"""

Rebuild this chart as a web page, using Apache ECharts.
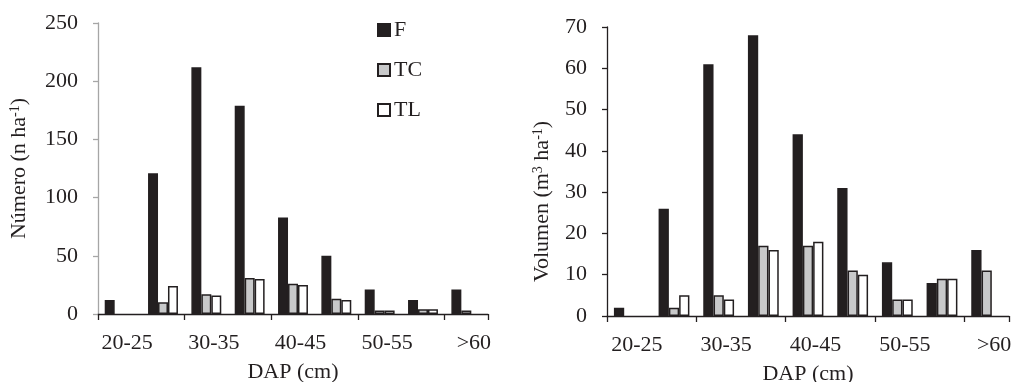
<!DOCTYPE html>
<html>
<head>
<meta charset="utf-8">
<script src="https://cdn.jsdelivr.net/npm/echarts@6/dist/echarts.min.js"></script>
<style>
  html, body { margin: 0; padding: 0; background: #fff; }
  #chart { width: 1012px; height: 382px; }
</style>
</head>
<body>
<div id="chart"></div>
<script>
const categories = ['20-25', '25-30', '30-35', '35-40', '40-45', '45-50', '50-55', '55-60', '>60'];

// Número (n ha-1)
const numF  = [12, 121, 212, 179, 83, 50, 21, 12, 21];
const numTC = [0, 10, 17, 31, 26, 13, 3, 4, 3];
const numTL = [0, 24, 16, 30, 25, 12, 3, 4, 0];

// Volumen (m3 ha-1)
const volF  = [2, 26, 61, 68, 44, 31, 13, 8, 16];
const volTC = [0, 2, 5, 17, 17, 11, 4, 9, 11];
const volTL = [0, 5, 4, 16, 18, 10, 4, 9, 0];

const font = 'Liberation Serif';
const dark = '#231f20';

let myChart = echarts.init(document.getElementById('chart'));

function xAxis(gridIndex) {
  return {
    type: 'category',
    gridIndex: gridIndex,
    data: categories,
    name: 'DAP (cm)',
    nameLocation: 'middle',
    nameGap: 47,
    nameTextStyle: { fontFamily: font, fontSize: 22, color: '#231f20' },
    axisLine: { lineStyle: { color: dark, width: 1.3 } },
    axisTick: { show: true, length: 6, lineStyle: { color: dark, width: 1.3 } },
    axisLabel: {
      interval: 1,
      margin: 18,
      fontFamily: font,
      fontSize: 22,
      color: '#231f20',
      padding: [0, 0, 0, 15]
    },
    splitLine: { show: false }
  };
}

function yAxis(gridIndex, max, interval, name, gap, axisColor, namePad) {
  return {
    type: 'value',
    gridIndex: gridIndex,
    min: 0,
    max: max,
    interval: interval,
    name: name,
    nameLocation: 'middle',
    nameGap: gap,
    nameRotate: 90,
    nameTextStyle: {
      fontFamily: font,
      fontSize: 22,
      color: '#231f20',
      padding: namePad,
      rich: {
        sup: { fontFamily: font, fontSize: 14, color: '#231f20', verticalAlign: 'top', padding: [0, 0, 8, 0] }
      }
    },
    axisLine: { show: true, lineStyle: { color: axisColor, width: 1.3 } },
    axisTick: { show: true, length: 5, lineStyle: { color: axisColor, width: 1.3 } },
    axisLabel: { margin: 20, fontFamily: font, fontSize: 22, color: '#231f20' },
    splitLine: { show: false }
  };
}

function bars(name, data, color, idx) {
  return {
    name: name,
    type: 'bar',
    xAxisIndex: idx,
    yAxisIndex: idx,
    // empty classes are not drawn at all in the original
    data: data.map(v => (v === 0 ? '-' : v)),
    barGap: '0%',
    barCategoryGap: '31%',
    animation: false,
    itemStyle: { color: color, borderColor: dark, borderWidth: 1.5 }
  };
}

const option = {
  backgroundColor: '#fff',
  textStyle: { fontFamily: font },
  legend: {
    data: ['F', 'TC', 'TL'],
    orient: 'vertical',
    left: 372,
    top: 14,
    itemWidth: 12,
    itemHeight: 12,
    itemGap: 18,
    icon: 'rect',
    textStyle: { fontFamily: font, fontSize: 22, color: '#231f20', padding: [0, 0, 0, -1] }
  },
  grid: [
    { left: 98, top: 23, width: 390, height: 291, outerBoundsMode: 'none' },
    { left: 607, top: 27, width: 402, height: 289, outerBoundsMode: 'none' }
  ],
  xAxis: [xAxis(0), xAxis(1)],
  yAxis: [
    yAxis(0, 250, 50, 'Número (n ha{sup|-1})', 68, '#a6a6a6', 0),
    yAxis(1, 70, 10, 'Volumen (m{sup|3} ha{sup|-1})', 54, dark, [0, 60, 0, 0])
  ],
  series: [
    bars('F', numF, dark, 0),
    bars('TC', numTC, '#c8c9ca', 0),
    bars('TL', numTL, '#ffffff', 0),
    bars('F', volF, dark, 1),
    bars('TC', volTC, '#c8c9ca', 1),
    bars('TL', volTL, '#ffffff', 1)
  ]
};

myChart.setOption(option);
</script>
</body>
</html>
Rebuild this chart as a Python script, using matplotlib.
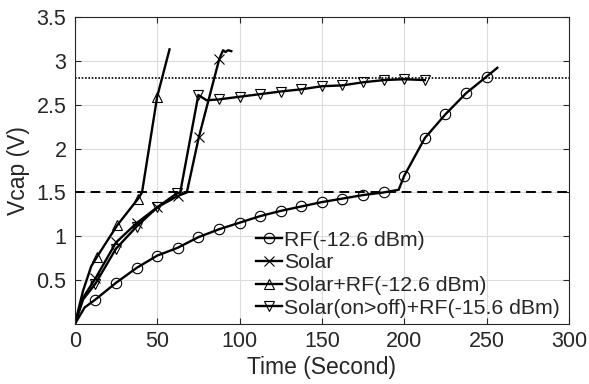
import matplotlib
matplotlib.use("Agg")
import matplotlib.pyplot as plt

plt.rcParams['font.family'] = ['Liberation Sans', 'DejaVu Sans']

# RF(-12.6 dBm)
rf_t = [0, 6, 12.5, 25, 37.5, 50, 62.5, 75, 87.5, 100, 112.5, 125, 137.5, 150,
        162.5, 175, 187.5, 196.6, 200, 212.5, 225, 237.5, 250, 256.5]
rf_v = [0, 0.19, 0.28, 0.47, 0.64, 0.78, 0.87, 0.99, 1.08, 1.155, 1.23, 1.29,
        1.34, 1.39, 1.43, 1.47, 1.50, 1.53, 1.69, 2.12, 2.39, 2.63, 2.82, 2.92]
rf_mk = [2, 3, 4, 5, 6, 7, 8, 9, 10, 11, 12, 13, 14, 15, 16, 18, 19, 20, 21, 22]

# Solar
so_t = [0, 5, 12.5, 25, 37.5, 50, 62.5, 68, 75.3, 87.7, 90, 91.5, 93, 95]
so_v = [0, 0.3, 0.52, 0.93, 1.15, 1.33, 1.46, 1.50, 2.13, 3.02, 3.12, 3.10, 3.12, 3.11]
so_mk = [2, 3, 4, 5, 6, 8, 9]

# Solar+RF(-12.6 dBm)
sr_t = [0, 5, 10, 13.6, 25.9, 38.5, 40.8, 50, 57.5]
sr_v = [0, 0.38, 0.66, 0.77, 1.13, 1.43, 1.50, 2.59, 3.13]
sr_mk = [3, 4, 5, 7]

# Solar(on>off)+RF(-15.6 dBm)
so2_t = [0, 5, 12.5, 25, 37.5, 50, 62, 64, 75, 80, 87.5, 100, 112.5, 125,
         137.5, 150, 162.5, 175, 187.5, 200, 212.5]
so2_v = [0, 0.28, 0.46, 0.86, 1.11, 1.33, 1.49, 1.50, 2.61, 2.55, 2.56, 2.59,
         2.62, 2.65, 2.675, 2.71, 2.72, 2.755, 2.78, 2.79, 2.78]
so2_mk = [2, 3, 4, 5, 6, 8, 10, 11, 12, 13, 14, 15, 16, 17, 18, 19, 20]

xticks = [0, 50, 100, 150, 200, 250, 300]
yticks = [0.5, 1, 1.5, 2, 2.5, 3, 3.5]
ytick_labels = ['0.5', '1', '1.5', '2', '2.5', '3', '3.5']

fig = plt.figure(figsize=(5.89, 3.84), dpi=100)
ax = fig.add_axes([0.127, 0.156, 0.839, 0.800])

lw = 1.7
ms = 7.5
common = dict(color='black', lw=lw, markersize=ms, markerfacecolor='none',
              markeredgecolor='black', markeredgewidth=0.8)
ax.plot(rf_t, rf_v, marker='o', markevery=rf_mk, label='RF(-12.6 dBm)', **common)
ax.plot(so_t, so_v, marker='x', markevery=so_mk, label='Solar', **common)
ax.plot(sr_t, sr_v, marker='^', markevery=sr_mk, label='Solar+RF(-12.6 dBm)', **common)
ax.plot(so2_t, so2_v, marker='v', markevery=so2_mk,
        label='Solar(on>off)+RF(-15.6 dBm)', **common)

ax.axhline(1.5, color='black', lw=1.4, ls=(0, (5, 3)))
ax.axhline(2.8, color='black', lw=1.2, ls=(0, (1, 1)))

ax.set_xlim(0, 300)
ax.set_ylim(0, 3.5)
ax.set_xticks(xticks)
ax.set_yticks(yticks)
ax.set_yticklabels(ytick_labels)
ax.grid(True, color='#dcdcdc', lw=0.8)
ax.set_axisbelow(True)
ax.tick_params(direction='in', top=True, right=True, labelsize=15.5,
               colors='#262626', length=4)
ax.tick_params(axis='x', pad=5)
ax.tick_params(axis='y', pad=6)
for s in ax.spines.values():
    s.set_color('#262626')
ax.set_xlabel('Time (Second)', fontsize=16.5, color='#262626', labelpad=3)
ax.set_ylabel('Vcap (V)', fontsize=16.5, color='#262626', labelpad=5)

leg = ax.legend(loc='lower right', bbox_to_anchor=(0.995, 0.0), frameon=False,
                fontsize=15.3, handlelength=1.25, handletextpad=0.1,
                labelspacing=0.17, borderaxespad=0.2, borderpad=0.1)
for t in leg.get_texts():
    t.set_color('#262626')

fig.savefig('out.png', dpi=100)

"""

# What to work on
Without the pictures, copy the entries from their first line through the line containing "const dark = '#231f20';", and only those lines.

# Full solution
Rebuild this chart as a web page, using Apache ECharts.
<!DOCTYPE html>
<html>
<head>
<meta charset="utf-8">
<script src="https://cdn.jsdelivr.net/npm/echarts@6/dist/echarts.min.js"></script>
<style>
  html, body { margin: 0; padding: 0; background: #fff; }
  #chart { width: 1012px; height: 382px; }
</style>
</head>
<body>
<div id="chart"></div>
<script>
const categories = ['20-25', '25-30', '30-35', '35-40', '40-45', '45-50', '50-55', '55-60', '>60'];

// Número (n ha-1)
const numF  = [12, 121, 212, 179, 83, 50, 21, 12, 21];
const numTC = [0, 10, 17, 31, 26, 13, 3, 4, 3];
const numTL = [0, 24, 16, 30, 25, 12, 3, 4, 0];

// Volumen (m3 ha-1)
const volF  = [2, 26, 61, 68, 44, 31, 13, 8, 16];
const volTC = [0, 2, 5, 17, 17, 11, 4, 9, 11];
const volTL = [0, 5, 4, 16, 18, 10, 4, 9, 0];

const font = 'Liberation Serif';
const dark = '#231f20';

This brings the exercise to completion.